Regarding the toners other than the black toner, because their
electrostatic capacities are inherently high relative to the black toner,
the reversal transfer phenomenon is not likely to occur. Thus, the
potential level T.sub.1 of the primary transfer bias applied at the first
transfer point during the transfer process may be made substantially the
same as the potential level T.sub.1 ' of the primary transfer bias applied
during the non-transfer period which immediately follows the primary
transfer period. However, in order to assure that the reversal transfer
phenomenon does not occur, it is desired that, compared to the potential
level T.sub.1 of the primary transfer bias applied at the first transfer
point, the potential level T.sub.1 ' of the primary transfer bias for the
non-transfer period which immediately follows the primary transfer period
is set to be higher.
It is also desired that the potential level T.sub.1 ' of the primary
transfer bias for the non-transfer period is set to be smaller than the
potential level T.sub.2 of the primary transfer bias for transferring
(primary transfer) the magenta toner image, that is, the toner image of
the second color, from the photosensitive drum 1 to the intermediary
transfer belt 5. This is for the following reason. That is, assuming that
T.sub.1 >T.sub.2, as a transfer bias with a potential level of T.sub.1 '
(>T.sub.2) is applied to the transfer roller 8 for primary transfer during
the idling of the intermediary transfer belt 5 (non-transfer period) after
the primary transfer of the black toner image, that is, the toner image of
the first color, an intermediary transfer belt, such as the one in this
embodiment, (10.sup.8 -10.sup.14 .OMEGA..multidot.cm, preferably,
10.sup.10 -10.sup.14 .OMEGA..multidot.cm, in volumetric resistivity) is
charged up, which affects the primary transfer of the toner image of
magenta color, the second color. In other words, a primary transfer bias
with the higher potential level T.sub.2 becomes necessary, which in turn
makes it necessary to correspondingly increase the potential levels
T.sub.3 and T.sub.4 of the transfer biases for the transfer of the toner
images of the rest of the colors. Therefore, the capacity of the high
voltage power source 9 must be increased so that larger transfer bias can
be applied. This leads to cost increase. In addition, if the bias is
increased beyond a certain level, electrical discharge occurs adjacent to
the nip during primary transfer, which results in an unsatisfactory
transfer.
As described, an excellent full-color image, that is, an image which does
not suffer from such imperfections as the under saturation of color can be
formed on a large piece of recording medium, which does not satisfy
Formula (1), by setting the potential level T.sub.1 ' of the primary
transfer bias applied at the primary transfer point during the
non-transfer period which follows the transfer period, to be larger than
the potential level T.sub.1 of the primary transfer bias applied at the
primary transfer point during the transfer period.

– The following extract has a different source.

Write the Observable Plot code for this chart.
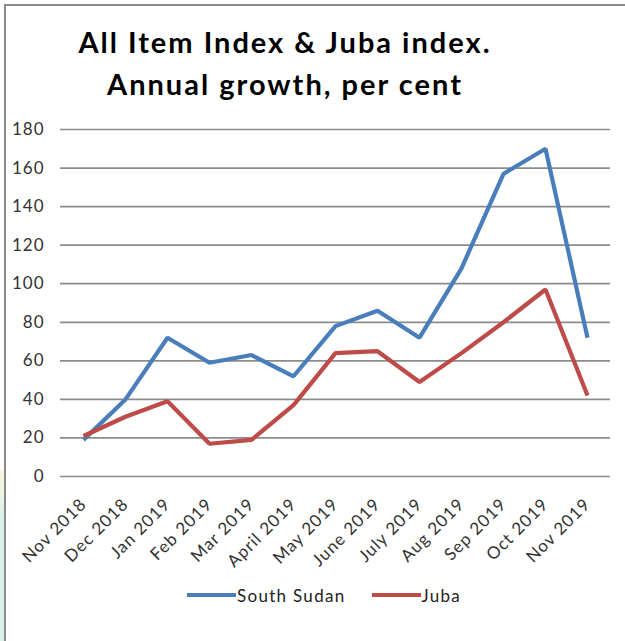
<!DOCTYPE html>
<html>
<head>
<meta charset="utf-8">
<script src="https://cdn.jsdelivr.net/npm/d3@7"></script>
<script src="https://cdn.jsdelivr.net/npm/@observablehq/plot@0.6"></script>
<style>
  html, body { margin: 0; padding: 0; background: #fff; }
  #wrap { position: relative; width: 625px; height: 641px; overflow: hidden; background: #fff; font-family: Lato, "Open Sans", sans-serif; }
  #frame { position: absolute; left: 4px; top: 4px; width: 640px; height: 660px; border-left: 2px solid #8a8a8a; border-top: 2px solid #8a8a8a; box-sizing: border-box; pointer-events: none; }
  #tint { position: absolute; left: 0; top: 470px; width: 4px; height: 171px; background: linear-gradient(#fbf6dc, #d6f2ea 30%, #d6f2ea); }
  #title { position: absolute; left: 0; top: 21px; width: 570px; text-align: center; font-weight: bold; font-size: 29px; line-height: 42px; letter-spacing: 2px; color: #000; }
  #legend { position: absolute; top: 584px; left: 187px; height: 22px; font-size: 17px; letter-spacing: 1.3px; color: #222; display: flex; align-items: center; white-space: nowrap; }
  .sw { display: inline-block; width: 49px; height: 4px; margin-right: 1px; }
  #chart { position: absolute; left: 0; top: 0; }
</style>
</head>
<body>
<div id="wrap">
  <div id="tint"></div>
  <div id="chart"></div>
  <div id="title">All Item Index &amp; Juba index.<br>Annual growth, per cent</div>
  <div id="legend"></div>
  <div id="frame"></div>
</div>
<script>
const months = ["Nov 2018","Dec 2018","Jan 2019","Feb 2019","Mar 2019","April 2019","May 2019","June 2019","July 2019","Aug 2019","Sep 2019","Oct 2019","Nov 2019"];
const southSudan = [19, 40, 72, 59, 63, 52, 78, 86, 72, 108, 157, 170, 72];
const juba = [21, 31, 39, 17, 19, 37, 64, 65, 49, 64, 80, 97, 42];
const seriesNames = ["South Sudan", "Juba"];
const seriesColors = ["#4a7ebb", "#be4b48"];
const yTicks = [0, 20, 40, 60, 80, 100, 120, 140, 160, 180];

const data = [
  ...months.map((m, i) => ({month: m, value: southSudan[i], series: seriesNames[0]})),
  ...months.map((m, i) => ({month: m, value: juba[i], series: seriesNames[1]}))
];

const chart = Plot.plot({
  width: 625,
  height: 641,
  marginTop: 129,
  marginBottom: 165,
  marginLeft: 60,
  marginRight: 15,
  style: {fontFamily: "Lato, 'Open Sans', sans-serif", fontSize: "17px", color: "#333", background: "transparent", letterSpacing: "1px"},
  x: {type: "point", domain: months, padding: 0.5},
  y: {domain: [0, 180]},
  color: {domain: seriesNames, range: seriesColors},
  marks: [
    Plot.ruleY(yTicks, {stroke: "#8c8c8c", strokeWidth: 1.7, strokeOpacity: 1}),
    Plot.axisY({ticks: yTicks, tickSize: 0, tickPadding: 16, fontSize: 17, fill: "#333", label: null}),
    Plot.axisX({tickSize: 0, tickRotate: -45, tickPadding: 25, fontSize: 17, fill: "#333", label: null, dx: 0}),
    Plot.line(data, {x: "month", y: "value", z: "series", stroke: "series", strokeWidth: 4.2, strokeLinejoin: "miter", strokeLinecap: "butt"})
  ]
});
document.getElementById("chart").appendChild(chart);

const legend = document.getElementById("legend");
seriesNames.forEach((name, i) => {
  const item = document.createElement("span");
  item.style.display = "inline-flex";
  item.style.alignItems = "center";
  item.style.marginRight = i === 0 ? "26px" : "0";
  const sw = document.createElement("span");
  sw.className = "sw";
  sw.style.background = seriesColors[i];
  item.appendChild(sw);
  item.appendChild(document.createTextNode(name));
  legend.appendChild(item);
});
</script>
</body>
</html>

During the idling of the intermediary transfer belt after the primary
transfer of the toner image of the fourth color, the transfer roller 11
for secondary transfer is moved to press the transfer medium against the
intermediary transfer belt 5 with a predetermined timing after the
trailing edge of the toner image on the intermediary transfer belt 5
passes the secondary transfer point 6b. Then, the secondary transfer is
started. Similarly, during the idling of intermediary transfer belt after
the primary transfer of the toner image of the fourth color, the cleaning
roller 13 is placed in contact with the intermediary transfer belt 5 with
a predetermined timing after the trailing edge of the toner image on the
intermediary transfer belt 5 passes the charging point 13a. Then, the
charging of the secondary transfer residual toner is started.

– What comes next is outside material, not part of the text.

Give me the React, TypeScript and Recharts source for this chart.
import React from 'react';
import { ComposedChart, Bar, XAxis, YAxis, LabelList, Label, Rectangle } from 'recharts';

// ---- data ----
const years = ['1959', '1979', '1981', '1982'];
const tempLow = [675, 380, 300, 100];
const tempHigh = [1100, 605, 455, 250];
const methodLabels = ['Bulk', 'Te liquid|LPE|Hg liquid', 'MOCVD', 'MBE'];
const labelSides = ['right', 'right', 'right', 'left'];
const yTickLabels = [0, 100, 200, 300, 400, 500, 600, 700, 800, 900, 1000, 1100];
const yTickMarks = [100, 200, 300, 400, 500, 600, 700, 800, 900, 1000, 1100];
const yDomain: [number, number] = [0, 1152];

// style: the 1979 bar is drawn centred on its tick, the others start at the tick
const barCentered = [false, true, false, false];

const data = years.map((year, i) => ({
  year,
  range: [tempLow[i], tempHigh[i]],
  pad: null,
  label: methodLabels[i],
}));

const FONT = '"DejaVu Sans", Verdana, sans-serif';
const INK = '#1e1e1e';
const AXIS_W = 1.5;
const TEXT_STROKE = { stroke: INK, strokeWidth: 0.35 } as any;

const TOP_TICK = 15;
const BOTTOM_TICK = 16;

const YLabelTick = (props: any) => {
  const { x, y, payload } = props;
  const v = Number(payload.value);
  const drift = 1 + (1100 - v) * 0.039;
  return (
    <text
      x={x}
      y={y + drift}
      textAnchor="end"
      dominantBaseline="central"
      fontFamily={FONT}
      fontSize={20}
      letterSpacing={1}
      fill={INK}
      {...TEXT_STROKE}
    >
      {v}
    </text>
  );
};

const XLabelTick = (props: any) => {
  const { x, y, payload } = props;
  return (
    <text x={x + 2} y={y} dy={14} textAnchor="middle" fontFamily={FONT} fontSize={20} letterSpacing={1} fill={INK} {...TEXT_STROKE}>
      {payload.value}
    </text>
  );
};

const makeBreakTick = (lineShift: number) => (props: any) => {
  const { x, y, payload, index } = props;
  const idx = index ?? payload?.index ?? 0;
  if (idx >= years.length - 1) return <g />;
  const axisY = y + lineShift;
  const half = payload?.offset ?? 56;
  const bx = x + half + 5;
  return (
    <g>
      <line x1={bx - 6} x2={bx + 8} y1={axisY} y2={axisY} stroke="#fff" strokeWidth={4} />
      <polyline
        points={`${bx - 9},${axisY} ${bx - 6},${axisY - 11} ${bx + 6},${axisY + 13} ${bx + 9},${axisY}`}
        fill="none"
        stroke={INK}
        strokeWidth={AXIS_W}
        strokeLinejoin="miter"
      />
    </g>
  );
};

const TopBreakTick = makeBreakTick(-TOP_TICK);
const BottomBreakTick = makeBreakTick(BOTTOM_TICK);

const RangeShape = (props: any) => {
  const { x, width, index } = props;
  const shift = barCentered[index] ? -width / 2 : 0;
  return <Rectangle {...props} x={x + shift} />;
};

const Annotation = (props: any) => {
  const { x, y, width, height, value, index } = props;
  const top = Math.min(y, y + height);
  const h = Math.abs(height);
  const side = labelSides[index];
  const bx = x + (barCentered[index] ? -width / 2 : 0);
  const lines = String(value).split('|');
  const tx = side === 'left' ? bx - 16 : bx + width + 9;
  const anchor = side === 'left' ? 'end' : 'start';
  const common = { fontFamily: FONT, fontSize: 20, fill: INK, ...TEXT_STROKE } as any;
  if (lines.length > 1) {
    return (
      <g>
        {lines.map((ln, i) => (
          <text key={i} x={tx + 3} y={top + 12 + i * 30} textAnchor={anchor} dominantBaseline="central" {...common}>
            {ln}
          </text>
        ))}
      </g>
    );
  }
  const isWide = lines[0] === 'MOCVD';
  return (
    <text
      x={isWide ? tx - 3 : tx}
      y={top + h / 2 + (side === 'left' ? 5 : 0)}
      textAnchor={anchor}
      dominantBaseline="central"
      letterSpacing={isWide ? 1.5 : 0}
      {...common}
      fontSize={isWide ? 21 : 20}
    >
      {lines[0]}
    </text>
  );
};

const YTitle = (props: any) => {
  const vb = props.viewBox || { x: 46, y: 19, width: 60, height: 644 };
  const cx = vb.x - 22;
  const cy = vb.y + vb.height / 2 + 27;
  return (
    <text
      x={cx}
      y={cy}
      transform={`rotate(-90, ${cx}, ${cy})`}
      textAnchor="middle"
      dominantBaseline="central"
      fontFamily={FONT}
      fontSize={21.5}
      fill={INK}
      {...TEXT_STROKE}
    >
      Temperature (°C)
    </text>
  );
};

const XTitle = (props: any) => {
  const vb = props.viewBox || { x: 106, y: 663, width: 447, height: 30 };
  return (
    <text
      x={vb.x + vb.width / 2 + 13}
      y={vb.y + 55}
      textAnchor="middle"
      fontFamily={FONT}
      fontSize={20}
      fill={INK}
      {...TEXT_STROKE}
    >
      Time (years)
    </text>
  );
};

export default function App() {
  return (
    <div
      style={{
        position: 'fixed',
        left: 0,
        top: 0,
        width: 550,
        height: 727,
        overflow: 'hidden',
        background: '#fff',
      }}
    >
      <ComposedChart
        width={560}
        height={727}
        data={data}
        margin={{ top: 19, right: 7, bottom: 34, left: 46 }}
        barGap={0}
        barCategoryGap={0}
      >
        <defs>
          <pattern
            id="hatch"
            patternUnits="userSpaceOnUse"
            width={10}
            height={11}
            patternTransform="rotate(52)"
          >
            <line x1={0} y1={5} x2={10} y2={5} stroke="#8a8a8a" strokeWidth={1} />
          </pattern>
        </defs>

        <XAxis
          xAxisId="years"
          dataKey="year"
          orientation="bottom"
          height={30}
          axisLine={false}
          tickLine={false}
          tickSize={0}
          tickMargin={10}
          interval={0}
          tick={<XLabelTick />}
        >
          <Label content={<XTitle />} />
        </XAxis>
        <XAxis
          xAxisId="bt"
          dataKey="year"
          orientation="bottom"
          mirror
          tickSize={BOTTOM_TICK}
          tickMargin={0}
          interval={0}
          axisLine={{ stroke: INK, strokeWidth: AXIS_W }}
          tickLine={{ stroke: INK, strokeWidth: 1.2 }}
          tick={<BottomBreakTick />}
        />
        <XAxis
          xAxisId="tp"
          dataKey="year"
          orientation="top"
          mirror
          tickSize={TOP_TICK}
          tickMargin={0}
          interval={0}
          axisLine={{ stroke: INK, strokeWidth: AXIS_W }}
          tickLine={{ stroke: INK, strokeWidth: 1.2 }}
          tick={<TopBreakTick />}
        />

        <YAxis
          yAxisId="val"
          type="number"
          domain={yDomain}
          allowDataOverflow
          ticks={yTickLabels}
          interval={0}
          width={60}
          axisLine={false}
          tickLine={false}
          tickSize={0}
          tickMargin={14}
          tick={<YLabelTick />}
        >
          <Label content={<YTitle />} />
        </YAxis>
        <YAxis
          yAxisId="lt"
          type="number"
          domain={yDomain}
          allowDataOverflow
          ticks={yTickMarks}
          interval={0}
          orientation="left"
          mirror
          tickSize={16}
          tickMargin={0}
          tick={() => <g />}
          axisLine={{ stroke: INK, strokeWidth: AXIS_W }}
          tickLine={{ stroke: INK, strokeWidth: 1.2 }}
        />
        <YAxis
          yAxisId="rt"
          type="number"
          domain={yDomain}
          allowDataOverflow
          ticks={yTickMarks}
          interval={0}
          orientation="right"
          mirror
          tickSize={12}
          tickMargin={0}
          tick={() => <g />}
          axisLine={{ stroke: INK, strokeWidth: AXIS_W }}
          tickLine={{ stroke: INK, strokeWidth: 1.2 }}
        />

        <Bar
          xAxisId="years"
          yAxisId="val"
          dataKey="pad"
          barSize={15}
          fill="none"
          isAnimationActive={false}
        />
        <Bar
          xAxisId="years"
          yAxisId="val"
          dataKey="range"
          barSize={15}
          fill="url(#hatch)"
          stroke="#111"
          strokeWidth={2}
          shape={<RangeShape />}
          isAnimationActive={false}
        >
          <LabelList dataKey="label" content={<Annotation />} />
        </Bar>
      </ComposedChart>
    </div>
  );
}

Further, after the completion of the primary transfer of the toner image of
yellow color, the fourth color, the intermediary transfer belt 5 is idled
one full turn to make the potential level of the yellow toner
substantially the same as the potential levels of the toners of the first
to third colors, which have become high due to the repetition of the
primary transfer, so that color aberration or the like does not occur
during the secondary transfer. With this arrangement, the secondary
transfer process is not carried out while a toner image of yellow color,
the fourth color, is transferred (primary transfer) onto the intermediary
transfer belt 5 to form a full-color image on a piece of recording medium
of a size which does not satisfy Formula (1). Therefore, the potential
level of the base layer of the intermediary transfer belt 5 becomes
approximately uniform across its entire length, which eliminates a problem
peculiar to the structure in accordance to the present invention, that is,
increase in apparatus size. Further, such a problem that the shock which
occurs the moment the transfer roller 11 for secondary transfer comes in
contact with the intermediary transfer belt 5 during a primary transfer
period negatively affects the transfer, which results in an image of poor
quality, can be prevented.
The image forming apparatus in this embodiment is configured so that the
sum of the distance from the exposing point 3a to the first transfer point
6a along the peripheral surface of the photosensitive drum 1 in terms of
the rotational direction of the photosensitive drum 1, and the distance
from the first transfer point 6a to the second transfer point 6b along the
peripheral surface of the intermediary transfer belt 5 in terms of the
rotational direction of the intermediary transfer belt 5, became smaller
than the length of a large piece of recording medium (for example, legal
sheet) in terms of the conveyance direction of the medium. In other words,
at the very moment when the leading edge of the toner image of the last
color (fourth color), which has been transferred onto the intermediary
transfer belt 5, passes the second transfer point 6b, the photosensitive
drum 1 is being exposed to the laser beam 3 to form the trailing end
portion of the toner image of the last color on the photosensitive drum 1.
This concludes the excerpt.